Nello specifico si tratta di Fastweb, Linkem, Tiscali, Sky, Telecom Italia, Vodafone e Windtre. Le aziende porteranno avanti attività di rigenerazione degli apparati terminali di rete tramite laboratori dedicati all’interno delle carceri. Dovrebbero venir coinvolte fino a 200 persone tra gli istituti di Lecce, Roma Rebibbia, Torino e Uta (Cagliari). C’è poi anche l’attività all’esterno, cui hanno aderito Open Fiber, Sielte e Sirti per la realizzazione delle reti di accesso, in particolare per la posa e giunzione delle reti in fibra ottica.

Sono stati individuati complessivamente 2.326 detenuti con i requisiti potenziali personali e di legge. La prima fase del progetto avrà carattere di sperimentazione su tre istituti che saranno in grado di formare circa 100 detenuti in sei settimane. Proprio in questo ambito il gruppo Sirti e Open Fiber hanno definito il programma di Lavoro Carcerario nella struttura penitenziaria di Rebibbia, con l’ufficializzazione dell’assunzione di sette detenuti. Si tratta di persone che dopo il completamento del percorso formativo, “entreranno nelle squadre di Sirti e del consorzio Open Fiber Network Solutions (Ofns) come addetti per le attività di giunzione di fibra ottica per le infrastrutture direte in Italia”.

Una partecipazione che, come spiega Ivan Rebemik, direttore del Personale di Open Fiber “offre ai detenuti una nuova opportunità potenziando la funzione rieducativa della pena “. In viaggio anche il protocollo del 19 ottobre, siglato tra commissario straordinario per il sisma, la Cei, l’Ance e l’Anci con cui si prevede che i detenuti di dieci province delle regioni Abruzzo, Lazio, Molise, Marche e Umbria possano avere l’occasione di lavorare nei cantieri di oltre 5mila opere di ricostruzione pubblica e in quelli di 2.500 chiese danneggiate dal terremoto 2016. Un’occasione, come sottolineato dal vicepresidente dell’Ance Piero Petrucco, anche per le imprese “di formare nuova manodopera in opere importanti per la rinascita di un territorio ferito dal terremoto”.

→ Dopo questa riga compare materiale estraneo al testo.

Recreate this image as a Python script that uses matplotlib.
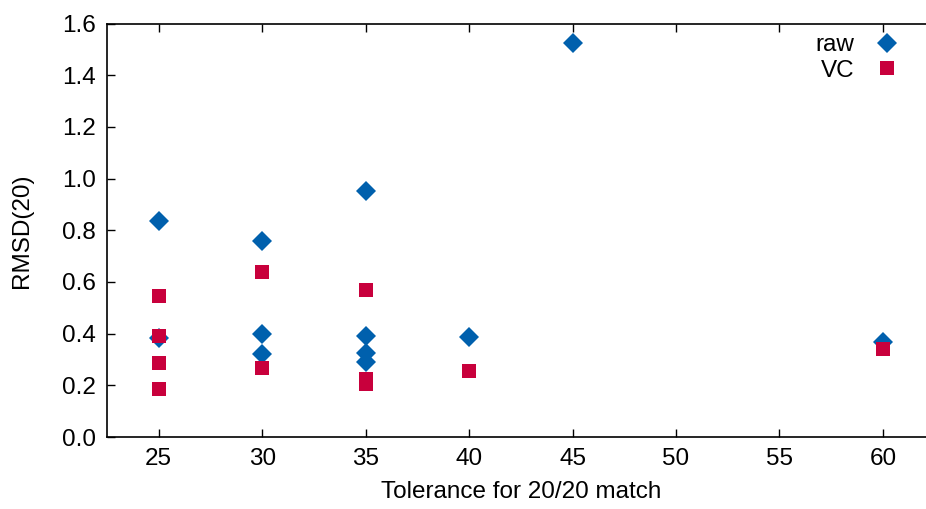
import matplotlib
matplotlib.use("Agg")
import matplotlib.pyplot as plt

plt.rcParams['font.family'] = ['Liberation Sans', 'DejaVu Sans']

# raw values (blue diamonds)
raw_x = [25, 25, 30, 30, 30, 35, 35, 35, 35, 40, 45, 60]
raw_y = [0.835, 0.384, 0.76, 0.399, 0.322, 0.95, 0.39, 0.326, 0.29, 0.387, 1.523, 0.366]

# VC values (red squares)
vc_x = [25, 25, 25, 25, 30, 30, 35, 35, 35, 40, 60]
vc_y = [0.547, 0.391, 0.287, 0.186, 0.64, 0.267, 0.57, 0.225, 0.205, 0.257, 0.341]

xticks = [25, 30, 35, 40, 45, 50, 55, 60]
yticks = [0.0, 0.2, 0.4, 0.6, 0.8, 1.0, 1.2, 1.4, 1.6]

fs = 17.5

fig = plt.figure(figsize=(9.26, 5.09), dpi=100)
ax = fig.add_axes([107/926, 72/509, 827.6/926, 413.5/509])

ax.plot(raw_x, raw_y, linestyle='none', marker='D', markersize=10.2,
        color='#0060ad', markeredgewidth=0, label='raw')
ax.plot(vc_x, vc_y, linestyle='none', marker='s', markersize=9.4,
        color='#c8003c', markeredgewidth=0, label='VC')

ax.set_xlim(22.5, 62.5)
ax.set_ylim(0, 1.6)
ax.set_xticks(xticks)
ax.set_yticks(yticks)
ax.set_yticklabels(['%.1f' % v for v in yticks])
ax.tick_params(direction='in', length=6, width=1, top=True, right=True,
               labelsize=fs, pad=8)
for s in ax.spines.values():
    s.set_linewidth(1.2)

ax.set_xlabel('Tolerance for 20/20 match', fontsize=fs, labelpad=8)
ax.set_ylabel('RMSD(20)', fontsize=fs, labelpad=21)

ax.legend(loc='upper right', bbox_to_anchor=(0.969, 0.998), frameon=False,
          markerfirst=False, fontsize=fs, handletextpad=0.85,
          labelspacing=0.15, handlelength=1.0, borderaxespad=0.0)

fig.savefig('out.png', dpi=100)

A guardare positivamente l’introduzione del lavoro in carcere i rappresentanti del volontariato. “Si tratta senza dubbio di attività di alto valore e molto importanti - commenta Andrea Scandurra, responsabile dell’Osservatorio carceri dell’associazione Antigone - con un lavoro vero e proprio che va oltre quello che si può compiere dentro che, molto spesso viene svolto a rotazione ed è una sorta di welfare interno”. A favorire l’attività imprenditoriale in carcere i benefici della legge Smuraglia. Complessivamente sono 349 le aziende che, per un ammontare complessivo di 9,4 milioni di euro sono state ammesse alle agevolazioni per il 2022.

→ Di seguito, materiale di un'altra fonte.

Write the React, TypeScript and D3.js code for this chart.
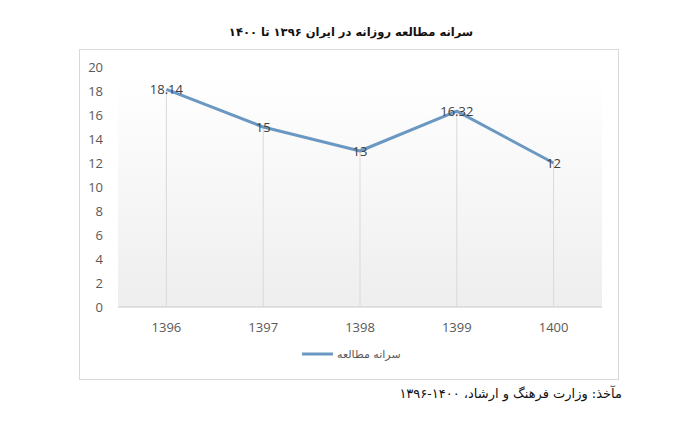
import React from "react";
import * as d3 from "d3";

const years = ["1396", "1397", "1398", "1399", "1400"];
const values = [18.14, 15, 13, 16.32, 12];
const valueLabels = ["18.14", "15", "13", "16.32", "12"];
const yTicks = [0, 2, 4, 6, 8, 10, 12, 14, 16, 18, 20];
const title = "سرانه مطالعه روزانه در ایران ۱۳۹۶ تا ۱۴۰۰";
const seriesName = "سرانه مطالعه";
const source = "مآخذ: وزارت فرهنگ و ارشاد، ۱۴۰۰-۱۳۹۶";

export default function App() {
  const W = 700, H = 422;
  const plot = { left: 118, right: 602, top: 67, bottom: 307 };
  const x = d3.scaleBand<string>().domain(years).range([plot.left, plot.right]);
  const y = d3.scaleLinear().domain([0, 20]).range([plot.bottom, plot.top]);
  const cx = (d: string) => (x(d) as number) + x.bandwidth() / 2;
  const line = d3.line<number>().x((_, i) => cx(years[i])).y((v) => y(v));
  const lineColor = "#6b98c2";
  const tickFont = "'Open Sans', 'Liberation Sans', sans-serif";
  return (
    <svg width={W} height={H} style={{ position: "absolute", left: 0, top: 0, background: "#fff" }}>
      <defs>
        <linearGradient id="bg" x1="0" y1="0" x2="0" y2="1">
          <stop offset="0" stopColor="#ffffff" />
          <stop offset="1" stopColor="#eeeeee" />
        </linearGradient>
      </defs>
      <rect x={0} y={0} width={W} height={H} fill="#fff" />
      <text x={351} y={36} textAnchor="middle" fontFamily="'DejaVu Sans', serif" fontWeight="bold" fontSize={11.5} fill="#111" direction="rtl">
        {title}
      </text>
      <rect x={79.5} y={49.5} width={539} height={330} fill="none" stroke="#d9d9d9" strokeWidth={1} />
      <rect x={plot.left} y={plot.top + 10} width={plot.right - plot.left} height={plot.bottom - plot.top - 10} fill="url(#bg)" />
      {years.map((d, i) => (
        <line key={d} x1={cx(d)} x2={cx(d)} y1={y(values[i])} y2={plot.bottom} stroke="#d9d9d9" strokeWidth={1} />
      ))}
      <line x1={plot.left} x2={plot.right} y1={plot.bottom} y2={plot.bottom} stroke="#d9d9d9" strokeWidth={1.5} />
      {yTicks.map((t) => (
        <text key={t} x={103} y={y(t)} dy="0.35em" textAnchor="end" fontFamily={tickFont} fontSize={13} fill="#595959">
          {t}
        </text>
      ))}
      {years.map((d) => (
        <text key={d} x={cx(d)} y={plot.bottom + 25} textAnchor="middle" fontFamily={tickFont} fontSize={13} fill="#595959">
          {d}
        </text>
      ))}
      <path d={line(values) || ""} fill="none" stroke={lineColor} strokeWidth={3} strokeLinejoin="round" />
      {years.map((d, i) => (
        <text key={d} x={cx(d)} y={y(values[i])} dy="0.35em" textAnchor="middle" fontFamily={tickFont} fontSize={13} fill="#404040">
          {valueLabels[i]}
        </text>
      ))}
      <line x1={302} x2={333} y1={354} y2={354} stroke={lineColor} strokeWidth={3} />
      <text x={337} y={358} textAnchor="end" fontFamily="'DejaVu Sans', sans-serif" fontSize={11} fill="#595959" direction="rtl">
        {seriesName}
      </text>
      <text x={622} y={398} textAnchor="start" fontFamily="'DejaVu Serif', 'DejaVu Sans', serif" fontSize={13} fill="#111" direction="rtl">
        {source}
      </text>
    </svg>
  );
}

“Uno dei vantaggi per le aziende che decidono di intervenire riguarda i costi - aggiunge Scandurra - che, nella maggior parte dei casi non sono a carico delle imprese”. E poi gli sgravi fiscali. Le aziende che assumono detenuti o internati degli istituti penitenziari possono giovarsi di un credito d’imposta per ogni lavoratore di 520 euro mensili, cifra che scende a 300 euro mensili per i lavoratori in regime di semi-libertà.